I wrote a whole entry about that, but really, I’m not here to gossip and Richard’s drama is Richard’s drama, not mine.

I finally got to see him Wednesday because I went to his parents’ house (his roommates have forbidden him from having guests despite the fact that they throw barbecues bi-weekly). It was great getting to see him, but I haven’t been around people in a long time and it was kind of exhausting. Not Richard, but his parents.

People think “introvert” means shy, but that’s not what that means. It means that we gain energy from being alone and being around people drains our energy. Richard’s parents definitely fall into the draining category.

He’s getting himself situated to transfer to a four-year University and had asked for my help with that since I have already been through that hustle and bustle. It’s mind-blowing to me that 9 years ago I was going through this same exact process, it doesn’t seem that long ago, but I guess that’s what happens when illness steals years of your life.

I’ve been doing good, I’ve begun whittling down my possessions to the point that I can easily port them all out of the country once the US borders are open. It’s been quite a process, sorting through my whole life, which is what I’ve been doing. I’ve been trying to wrestle with the question of how important are objects of our past. I think I’m erring on the side of “burn it all” but then again, I’ve never been sentimental.

One interesting thing that reared it’s head while I was at Richard’s was the fact that I haven’t had any alcohol since March. I think I’ve had a drink here and there at the beginning, but I hadn’t had anything period since my Palm Springs vacation. I have booze in my house, but I don’t drink alone at home.

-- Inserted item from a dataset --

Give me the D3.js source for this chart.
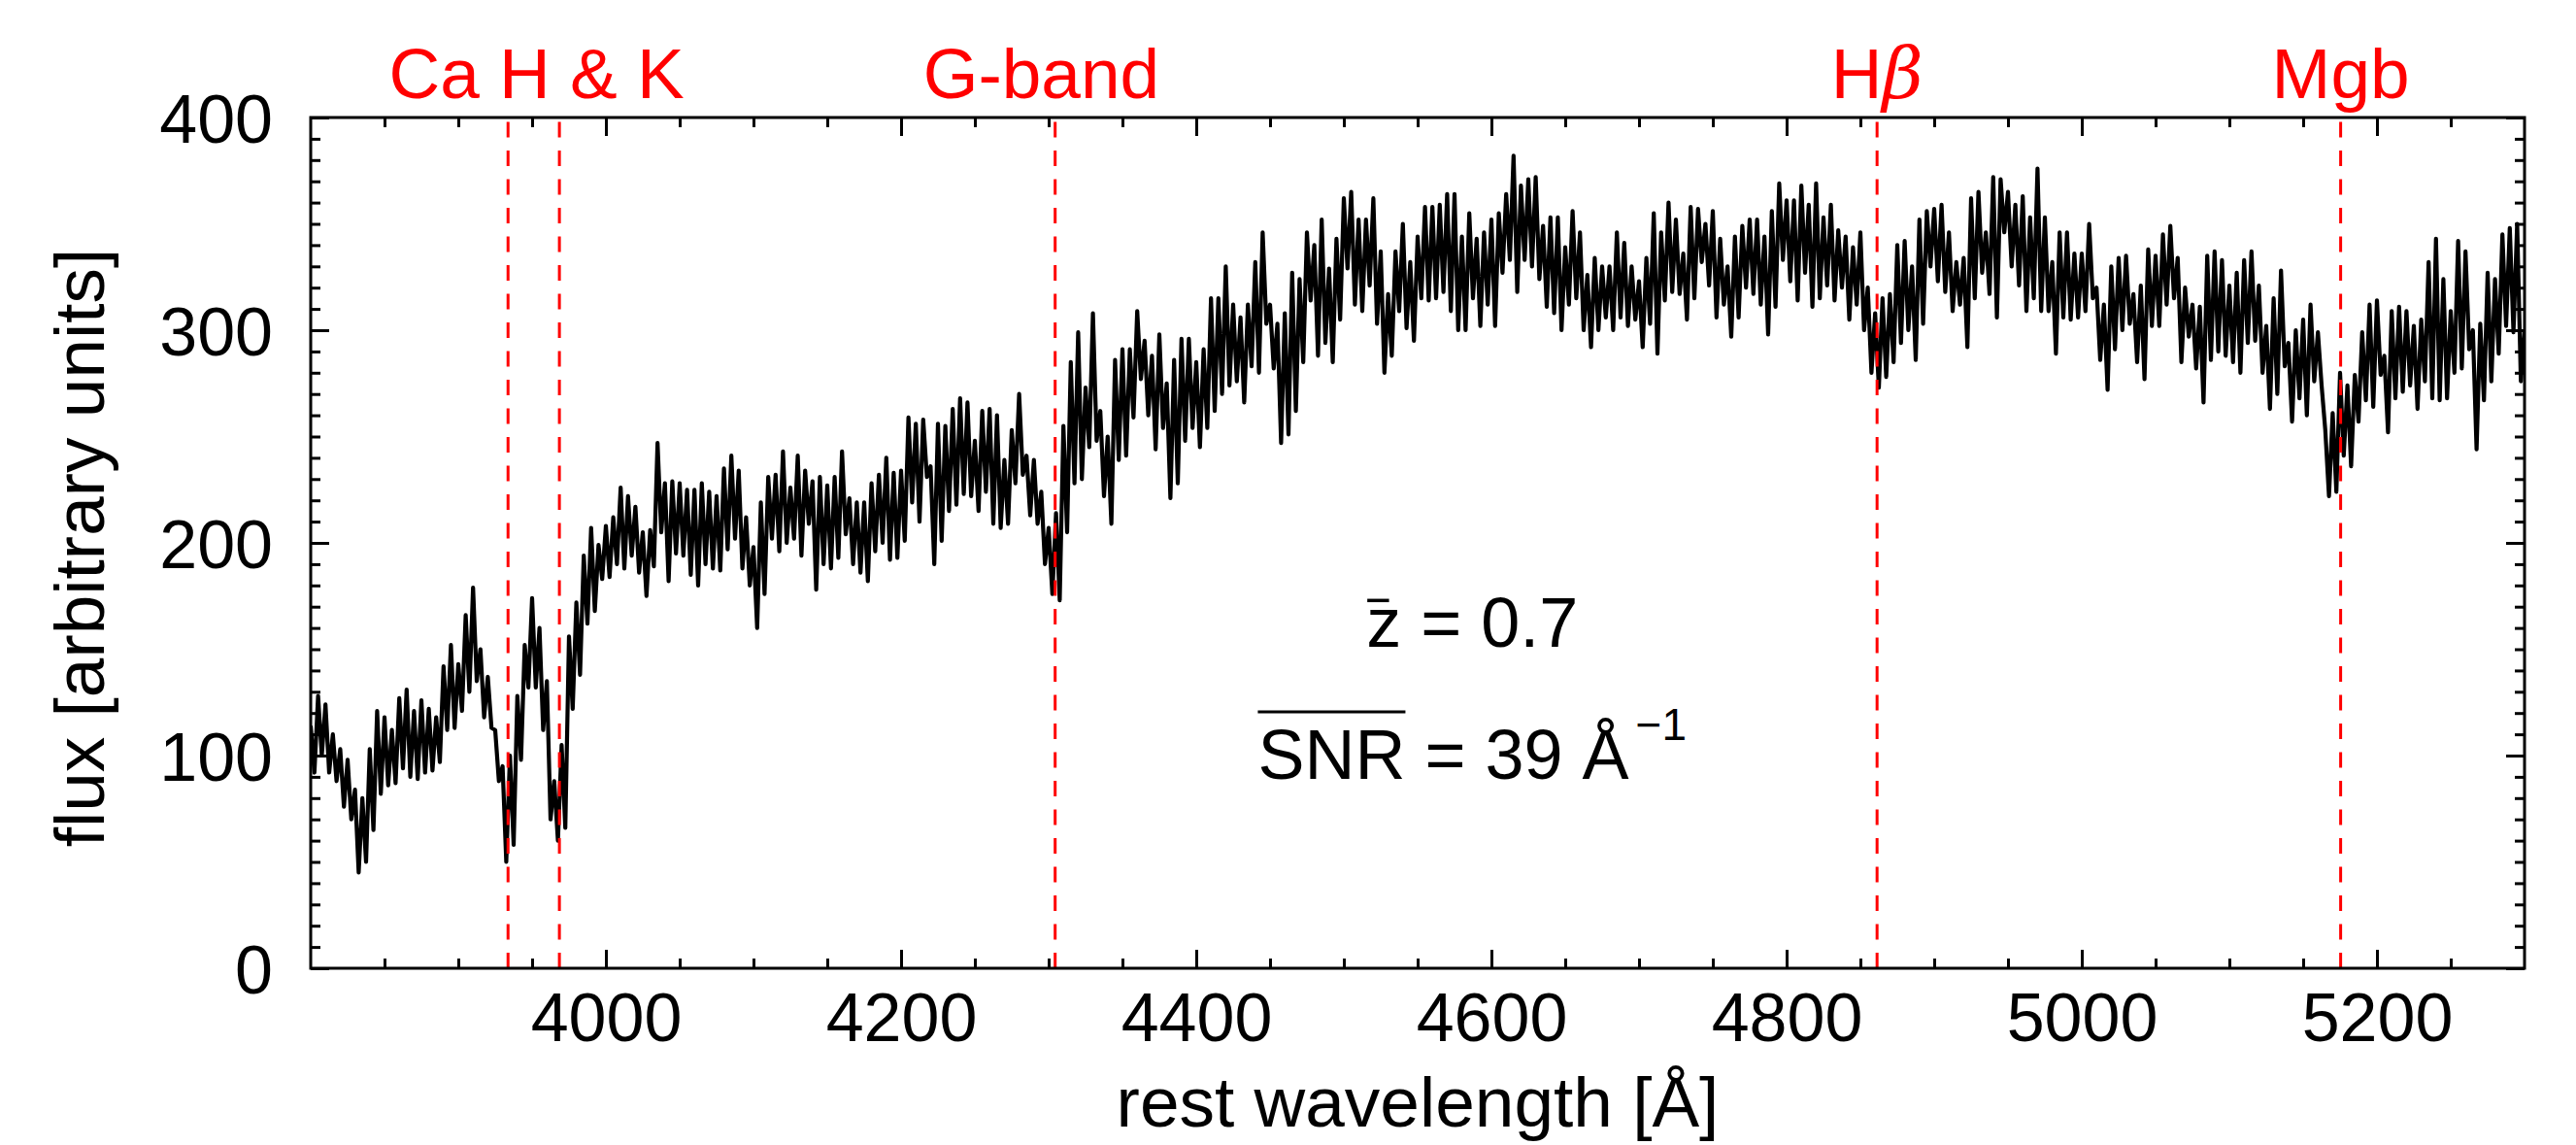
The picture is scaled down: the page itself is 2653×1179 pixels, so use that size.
<!DOCTYPE html>
<html>
<head>
<meta charset="utf-8">
<script src="https://cdn.jsdelivr.net/npm/d3@7"></script>
<style>
    body { margin: 0; background: #fff; }
    text { font-family: "Liberation Sans", Arial, Helvetica, sans-serif; }
</style>
</head>
<body>
<svg id="chart" width="2653" height="1179"></svg>
<script>
var waveStart = 3800,
    waveStep = 2.5;

var flux = [
    114, 92, 128, 100, 124, 92, 110, 88, 103, 76, 98, 70, 84, 45, 80, 50, 103, 65, 121, 82,          // 3800
    118, 86, 112, 87, 127, 94, 131, 90, 121, 89, 126, 92, 122, 93, 118, 97, 142, 112, 152, 113,      // 3850
    143, 121, 166, 130, 179, 135, 150, 118, 137, 113, 112, 88, 95, 50, 100, 58, 128, 98, 152, 132,   // 3900
    174, 132, 160, 112, 135, 70, 88, 60, 105, 66, 156, 122, 172, 138, 194, 162, 207, 168, 199, 183,  // 3950
    208, 184, 212, 190, 226, 188, 222, 194, 217, 186, 205, 175, 206, 189, 247, 205, 228, 182, 229, 195, // 4000
    228, 194, 225, 185, 225, 180, 228, 190, 224, 188, 222, 187, 235, 197, 241, 202, 234, 188, 212, 180, // 4050
    198, 160, 219, 176, 231, 202, 232, 196, 243, 200, 226, 202, 241, 194, 234, 209, 229, 178, 231, 190, // 4100
    227, 188, 231, 193, 243, 204, 221, 190, 219, 186, 219, 182, 228, 196, 232, 200, 240, 192, 233, 193, // 4150
    234, 201, 259, 219, 256, 210, 258, 231, 236, 190, 256, 201, 255, 215, 263, 218, 268, 223, 266, 222, // 4200
    248, 215, 262, 224, 263, 209, 260, 207, 239, 209, 253, 228, 270, 232, 241, 213, 239, 209, 224, 190, // 4250
    207, 176, 214, 173, 255, 205, 285, 228, 299, 230, 273, 245, 308, 248, 262, 222, 250, 209, 286, 239, // 4300
    291, 241, 291, 259, 309, 277, 295, 260, 288, 244, 298, 254, 275, 221, 286, 228, 296, 248, 296, 254, // 4350
    285, 245, 291, 254, 315, 262, 315, 270, 330, 274, 312, 276, 306, 266, 312, 283, 332, 280, 346, 303, // 4400
    312, 282, 303, 247, 308, 251, 327, 262, 324, 285, 346, 314, 340, 288, 352, 294, 329, 285, 343, 305, // 4450
    362, 329, 365, 312, 352, 309, 352, 321, 362, 303, 337, 280, 317, 288, 337, 309, 350, 301, 332, 295, // 4500
    344, 315, 358, 314, 358, 315, 359, 318, 364, 309, 364, 300, 344, 300, 355, 315, 343, 302, 346, 312, // 4550
    352, 302, 355, 327, 364, 333, 382, 318, 368, 333, 371, 330, 372, 324, 349, 311, 353, 308, 353, 300, // 4600
    339, 312, 356, 315, 346, 300, 326, 292, 334, 300, 330, 306, 330, 300, 346, 306, 341, 302, 330, 305, // 4650
    323, 292, 334, 303, 355, 289, 346, 314, 360, 318, 352, 317, 336, 305, 358, 315, 357, 332, 350, 321, // 4700
    356, 306, 343, 312, 330, 297, 344, 306, 349, 320, 352, 317, 352, 312, 344, 298, 356, 311, 369, 333, // 4750
    361, 323, 361, 314, 368, 327, 359, 311, 369, 315, 353, 321, 359, 314, 347, 320, 344, 305, 339, 312, // 4800
    346, 300, 320, 280, 308, 273, 315, 278, 317, 285, 340, 294, 342, 300, 330, 286, 352, 303, 356, 330, // 4850
    357, 323, 359, 318, 346, 309, 332, 312, 334, 292, 362, 315, 365, 327, 346, 317, 372, 306, 371, 346, // 4900
    365, 330, 359, 321, 363, 309, 353, 315, 376, 309, 353, 309, 332, 289, 346, 306, 346, 305, 336, 306, // 4950
    336, 309, 350, 315, 320, 286, 312, 272, 330, 291, 334, 300, 335, 303, 317, 285, 321, 277, 338, 302, // 5000
    335, 302, 345, 312, 349, 315, 334, 285, 320, 297, 312, 282, 311, 266, 335, 286, 337, 290, 333, 288, // 5050
    321, 285, 327, 280, 333, 294, 337, 295, 321, 280, 302, 263, 315, 270, 328, 283, 294, 257, 300, 268, // 5100
    305, 260, 312, 276, 299, 274, 253, 222, 261, 224, 280, 241, 274, 236, 279, 257, 299, 267, 312, 264, // 5150
    314, 279, 288, 252, 309, 268, 311, 271, 309, 274, 302, 263, 305, 276, 332, 268, 343, 267, 324, 268, // 5200
    309, 280, 342, 282, 337, 291, 300, 244, 303, 267, 327, 276, 324, 289, 345, 302, 348, 299, 350, 276, // 5250
    300                                                                                               // 5300
];

var featureWaves = [3933.7, 3968.5, 4304.4, 4861.3, 5175.4];
var featureLabels = ["Ca H & K", "G-band", "H", "Mgb"];
var featureLabelWaves = [3953, 4295, 4861.3, 5175.4];

var xTickValues = [4000, 4200, 4400, 4600, 4800, 5000, 5200];
var yTickValues = [0, 100, 200, 300, 400];

var meanRedshift = "0.7",
    meanSNR = "39";

var svg = d3.select("#chart"),
    margin = {top: 121, right: 53, bottom: 182, left: 320},
    width = +svg.attr("width") - margin.left - margin.right,
    height = +svg.attr("height") - margin.top - margin.bottom,
    g = svg.append("g").attr("transform", "translate(" + margin.left + "," + margin.top + ")");

var x = d3.scaleLinear().domain([3800, 5300]).range([0, width]);
var y = d3.scaleLinear().domain([0, 400]).range([height, 0]);

svg.append("clipPath")
    .attr("id", "plot-clip")
    .append("rect")
    .attr("width", width)
    .attr("height", height);

// spectrum
var line = d3.line()
    .x(function(d, i) { return x(waveStart + i * waveStep); })
    .y(function(d) { return y(d); });

g.append("path")
    .datum(flux)
    .attr("clip-path", "url(#plot-clip)")
    .attr("fill", "none")
    .attr("stroke", "#000")
    .attr("stroke-width", 4.2)
    .attr("stroke-linejoin", "round")
    .attr("d", line);

// absorption features, dashes start at the bottom axis
g.selectAll("line.feature")
    .data(featureWaves)
    .enter()
    .append("line")
    .attr("class", "feature")
    .attr("x1", function(d) { return x(d); })
    .attr("x2", function(d) { return x(d); })
    .attr("y1", height)
    .attr("y2", 0)
    .attr("stroke", "#ff0000")
    .attr("stroke-width", 3)
    .attr("stroke-dasharray", "16,13.5");

var labels = g.selectAll("text.feature")
    .data(featureLabels)
    .enter()
    .append("text")
    .attr("class", "feature")
    .attr("x", function(d, i) { return x(featureLabelWaves[i]); })
    .attr("y", -20)
    .attr("text-anchor", "middle")
    .attr("font-size", 73)
    .attr("fill", "#ff0000")
    .text(function(d) { return d; });

labels.filter(function(d) { return d === "H"; })
    .append("tspan")
    .attr("font-family", "DejaVu Serif, serif")
    .attr("font-style", "italic")
    .text("β");

// axes, ticks inward on all four sides
function styleAxis(sel) {
    sel.select(".domain").remove();
    sel.selectAll(".tick line").attr("stroke-width", 3);
    sel.attr("font-size", 70)
        .attr("font-family", "Liberation Sans, Arial, Helvetica, sans-serif")
        .attr("color", "#000");
}

var xMinor = d3.range(3850, 5300, 50),
    yMinor = d3.range(10, 400, 10);

g.append("g").attr("transform", "translate(0," + height + ")")
    .call(d3.axisBottom(x).tickValues(xMinor).tickSize(-10).tickFormat(""))
    .call(styleAxis);
g.append("g").attr("transform", "translate(0," + height + ")")
    .call(d3.axisBottom(x).tickValues(xTickValues).tickSize(-19).tickPadding(25).tickFormat(d3.format("d")))
    .call(styleAxis);

g.append("g")
    .call(d3.axisTop(x).tickValues(xMinor).tickSize(-10).tickFormat(""))
    .call(styleAxis);
g.append("g")
    .call(d3.axisTop(x).tickValues(xTickValues).tickSize(-19).tickFormat(""))
    .call(styleAxis);

g.append("g")
    .call(d3.axisLeft(y).tickValues(yMinor).tickSize(-10).tickFormat(""))
    .call(styleAxis);
g.append("g")
    .call(d3.axisLeft(y).tickValues(yTickValues).tickSize(-19).tickPadding(39).tickFormat(d3.format("d")))
    .call(styleAxis)
    .selectAll("text").attr("dy", "0.36em");

g.append("g").attr("transform", "translate(" + width + ",0)")
    .call(d3.axisRight(y).tickValues(yMinor).tickSize(-10).tickFormat(""))
    .call(styleAxis);
g.append("g").attr("transform", "translate(" + width + ",0)")
    .call(d3.axisRight(y).tickValues(yTickValues).tickSize(-19).tickFormat(""))
    .call(styleAxis);

g.append("rect")
    .attr("width", width)
    .attr("height", height)
    .attr("fill", "none")
    .attr("stroke", "#000")
    .attr("stroke-width", 3);

// axis titles
g.append("text")
    .attr("x", width / 2)
    .attr("y", height + 163)
    .attr("text-anchor", "middle")
    .attr("font-size", 73)
    .text("rest wavelength [Å]");

g.append("text")
    .attr("transform", "translate(" + (107 - margin.left) + "," + (height / 2 + 5) + ") rotate(-90)")
    .attr("text-anchor", "middle")
    .attr("font-size", 73)
    .text("flux [arbitrary units]");

// redshift / SNR note
var noteWave = 4587;
var note = g.append("g").attr("font-size", 72).attr("text-anchor", "middle");

var zText = note.append("text")
    .attr("x", x(noteWave))
    .attr("y", y(151))
    .text("z = " + meanRedshift);

var zNode = zText.node(),
    z0 = zNode.getStartPositionOfChar(0).x,
    z1 = zNode.getEndPositionOfChar(0).x;

note.append("line")
    .attr("x1", z0 + 1)
    .attr("x2", z0 + 0.65 * (z1 - z0))
    .attr("y1", y(151) - 48)
    .attr("y2", y(151) - 48)
    .attr("stroke", "#000")
    .attr("stroke-width", 3.5);

var snrText = note.append("text")
    .attr("x", x(noteWave))
    .attr("y", y(89));

snrText.append("tspan").text("SNR = " + meanSNR + " Å");
snrText.append("tspan")
    .attr("font-size", 46)
    .attr("dx", 7)
    .attr("dy", -40)
    .text("−1");

var snrNode = snrText.node(),
    s0 = snrNode.getStartPositionOfChar(0).x,
    s1 = snrNode.getEndPositionOfChar(2).x;

note.append("line")
    .attr("x1", s0)
    .attr("x2", s1)
    .attr("y1", y(89) - 69)
    .attr("y2", y(89) - 69)
    .attr("stroke", "#000")
    .attr("stroke-width", 3);
</script>
</body>
</html>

I was at Richard’s and they offered me a beer, which I politely accepted, and then Richard and I both took shots (well, I took like a half of one before sputtering in disgust). That beer really made me feel sick all day. So I guess I don’t drink anymore.

I’m not saying this to be all “LoOk At Me, I’m SoBeR nOw” because I hate those people, it’s just that I feel better when I don’t drink. It’s like eating certain foods; I don’t eat them because they make me feel sick, but if you enjoy sushi, by all means, go ahead. I think I’m learning how to make choices without necessarily being on my high horse about it.

I know that sounds silly, but I’ve always been a rather proud individual about my ability to reason things out… but reasoning goes out the door when your hurt, wounded, suffering from anxiety and just trying to survive. But there’s no humility in that situation because that’s completely counter-intuitive to being at your lowest moment.

I happen to hear that Kacey Musgraves song, and while I was bopping to it, I realized that I probably have made a lot of people feel that way in my life, and it’s probably best to change.